WHAT YOU WILL DO: Identify the lines that contain the string "with", then copy each of them.

MATERIAL FOR THIS EXERCISE:
---

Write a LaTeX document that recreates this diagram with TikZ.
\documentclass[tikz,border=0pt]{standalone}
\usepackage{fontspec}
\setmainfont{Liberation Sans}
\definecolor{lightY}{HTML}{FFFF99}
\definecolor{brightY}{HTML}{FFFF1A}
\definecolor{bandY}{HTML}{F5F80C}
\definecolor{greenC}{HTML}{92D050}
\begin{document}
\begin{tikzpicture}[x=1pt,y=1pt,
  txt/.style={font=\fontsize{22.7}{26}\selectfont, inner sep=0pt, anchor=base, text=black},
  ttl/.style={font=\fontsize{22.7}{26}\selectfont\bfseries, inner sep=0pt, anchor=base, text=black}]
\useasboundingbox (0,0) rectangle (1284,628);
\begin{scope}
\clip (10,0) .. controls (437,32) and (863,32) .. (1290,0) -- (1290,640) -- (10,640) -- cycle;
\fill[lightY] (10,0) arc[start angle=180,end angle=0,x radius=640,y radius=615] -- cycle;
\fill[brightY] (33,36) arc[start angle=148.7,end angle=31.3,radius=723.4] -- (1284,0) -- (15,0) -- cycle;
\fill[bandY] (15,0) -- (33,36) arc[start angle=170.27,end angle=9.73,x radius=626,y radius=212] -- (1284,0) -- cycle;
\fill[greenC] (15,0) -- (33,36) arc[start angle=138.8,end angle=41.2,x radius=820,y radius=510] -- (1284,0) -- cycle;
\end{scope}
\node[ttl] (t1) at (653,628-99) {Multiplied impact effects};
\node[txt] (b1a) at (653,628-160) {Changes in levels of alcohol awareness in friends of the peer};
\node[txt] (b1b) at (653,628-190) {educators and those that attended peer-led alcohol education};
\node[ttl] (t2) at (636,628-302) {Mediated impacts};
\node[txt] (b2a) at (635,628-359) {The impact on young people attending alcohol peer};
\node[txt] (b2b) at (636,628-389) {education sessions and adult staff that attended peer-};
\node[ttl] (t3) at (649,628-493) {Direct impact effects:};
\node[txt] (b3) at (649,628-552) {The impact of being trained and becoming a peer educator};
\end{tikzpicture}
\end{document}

---

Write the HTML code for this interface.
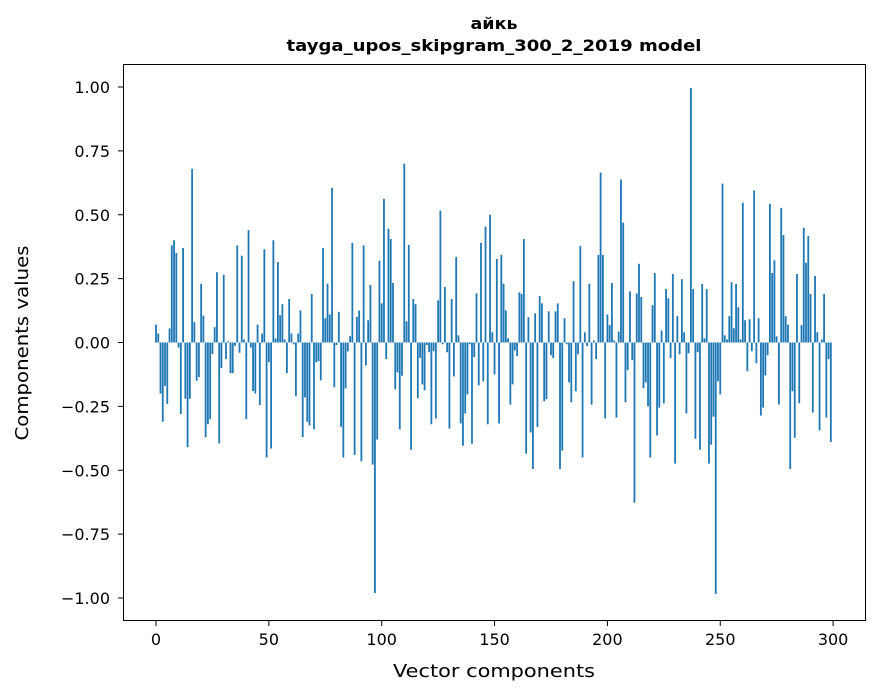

---

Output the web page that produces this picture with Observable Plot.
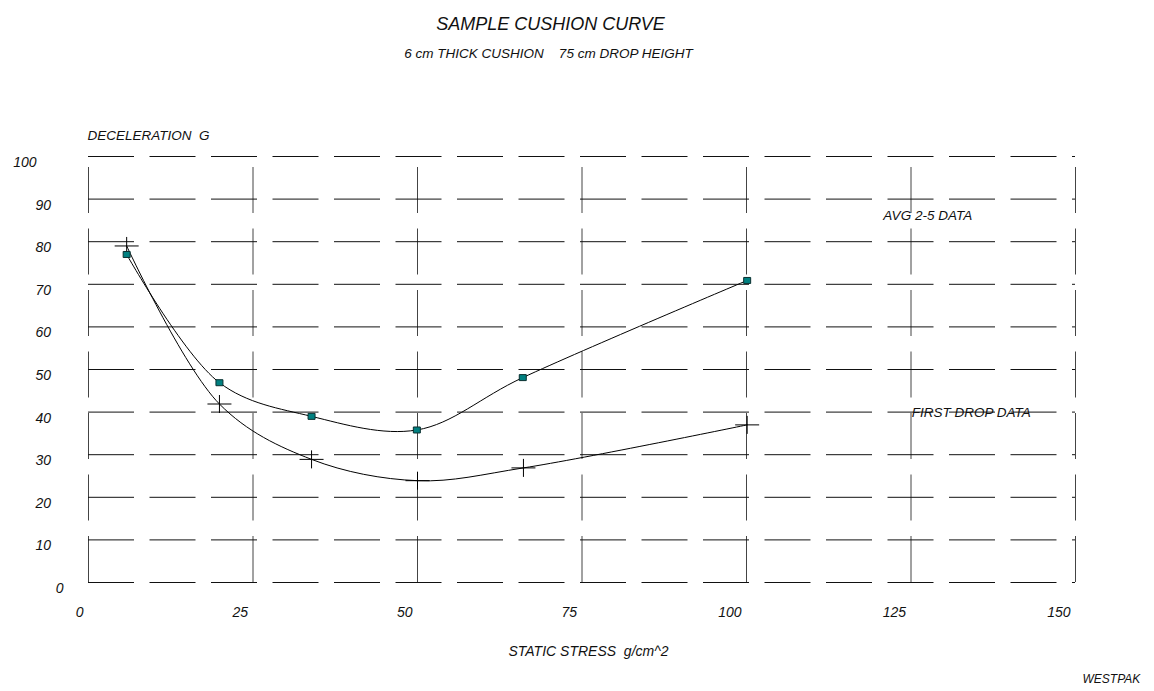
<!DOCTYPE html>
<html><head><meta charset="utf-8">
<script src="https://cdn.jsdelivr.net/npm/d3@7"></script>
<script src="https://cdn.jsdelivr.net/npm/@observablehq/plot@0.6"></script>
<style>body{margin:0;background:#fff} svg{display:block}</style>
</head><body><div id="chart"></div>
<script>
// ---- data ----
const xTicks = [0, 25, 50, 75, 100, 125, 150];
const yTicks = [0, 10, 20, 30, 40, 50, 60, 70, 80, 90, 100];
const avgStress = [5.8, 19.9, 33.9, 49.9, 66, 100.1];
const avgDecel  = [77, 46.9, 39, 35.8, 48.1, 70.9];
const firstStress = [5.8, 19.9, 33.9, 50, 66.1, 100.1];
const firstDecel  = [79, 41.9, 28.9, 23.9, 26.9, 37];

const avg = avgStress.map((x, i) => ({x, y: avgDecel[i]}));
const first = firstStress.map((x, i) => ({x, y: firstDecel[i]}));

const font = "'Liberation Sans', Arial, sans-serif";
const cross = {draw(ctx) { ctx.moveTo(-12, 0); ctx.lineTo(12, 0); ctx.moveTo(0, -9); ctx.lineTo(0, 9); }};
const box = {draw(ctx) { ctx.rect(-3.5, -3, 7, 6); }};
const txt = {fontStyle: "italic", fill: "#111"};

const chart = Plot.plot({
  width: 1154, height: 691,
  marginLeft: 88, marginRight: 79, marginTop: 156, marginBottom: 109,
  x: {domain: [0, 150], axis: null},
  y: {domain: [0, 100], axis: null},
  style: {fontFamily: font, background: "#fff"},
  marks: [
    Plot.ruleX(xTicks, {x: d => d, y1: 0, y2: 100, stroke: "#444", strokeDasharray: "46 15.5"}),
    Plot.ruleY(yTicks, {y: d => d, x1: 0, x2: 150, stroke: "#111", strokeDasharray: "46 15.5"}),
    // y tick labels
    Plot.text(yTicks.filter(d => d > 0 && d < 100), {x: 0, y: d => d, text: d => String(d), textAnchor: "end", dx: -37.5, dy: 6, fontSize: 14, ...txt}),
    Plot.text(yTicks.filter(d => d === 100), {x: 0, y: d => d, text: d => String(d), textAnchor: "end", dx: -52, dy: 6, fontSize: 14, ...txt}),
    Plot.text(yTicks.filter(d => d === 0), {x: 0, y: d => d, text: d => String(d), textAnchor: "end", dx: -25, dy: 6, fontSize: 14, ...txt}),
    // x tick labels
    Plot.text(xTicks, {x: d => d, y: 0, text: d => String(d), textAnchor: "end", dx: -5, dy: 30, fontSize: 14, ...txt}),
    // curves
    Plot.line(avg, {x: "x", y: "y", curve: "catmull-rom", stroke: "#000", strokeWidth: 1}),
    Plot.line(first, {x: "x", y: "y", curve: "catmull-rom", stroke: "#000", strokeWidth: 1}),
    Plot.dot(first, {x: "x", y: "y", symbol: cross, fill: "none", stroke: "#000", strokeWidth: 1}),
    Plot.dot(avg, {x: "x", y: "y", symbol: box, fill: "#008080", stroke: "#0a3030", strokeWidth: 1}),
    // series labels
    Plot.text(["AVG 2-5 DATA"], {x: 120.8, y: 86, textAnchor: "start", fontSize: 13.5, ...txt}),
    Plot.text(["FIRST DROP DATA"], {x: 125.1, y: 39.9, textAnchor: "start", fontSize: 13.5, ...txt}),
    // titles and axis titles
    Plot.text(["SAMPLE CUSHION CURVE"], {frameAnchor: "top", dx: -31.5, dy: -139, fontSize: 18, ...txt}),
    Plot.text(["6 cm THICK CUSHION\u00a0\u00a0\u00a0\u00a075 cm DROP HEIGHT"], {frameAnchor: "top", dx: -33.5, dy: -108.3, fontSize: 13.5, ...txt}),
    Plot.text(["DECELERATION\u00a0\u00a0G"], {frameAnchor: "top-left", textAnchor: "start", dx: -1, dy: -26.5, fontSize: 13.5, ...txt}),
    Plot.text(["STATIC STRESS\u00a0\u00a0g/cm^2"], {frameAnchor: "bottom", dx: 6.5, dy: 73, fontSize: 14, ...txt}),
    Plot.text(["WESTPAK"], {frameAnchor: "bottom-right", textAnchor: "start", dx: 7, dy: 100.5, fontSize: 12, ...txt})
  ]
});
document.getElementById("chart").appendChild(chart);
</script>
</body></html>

---

REPLY TO THE TASK:
Write a LaTeX document that recreates this diagram with TikZ.
Output the web page that produces this picture with Observable Plot.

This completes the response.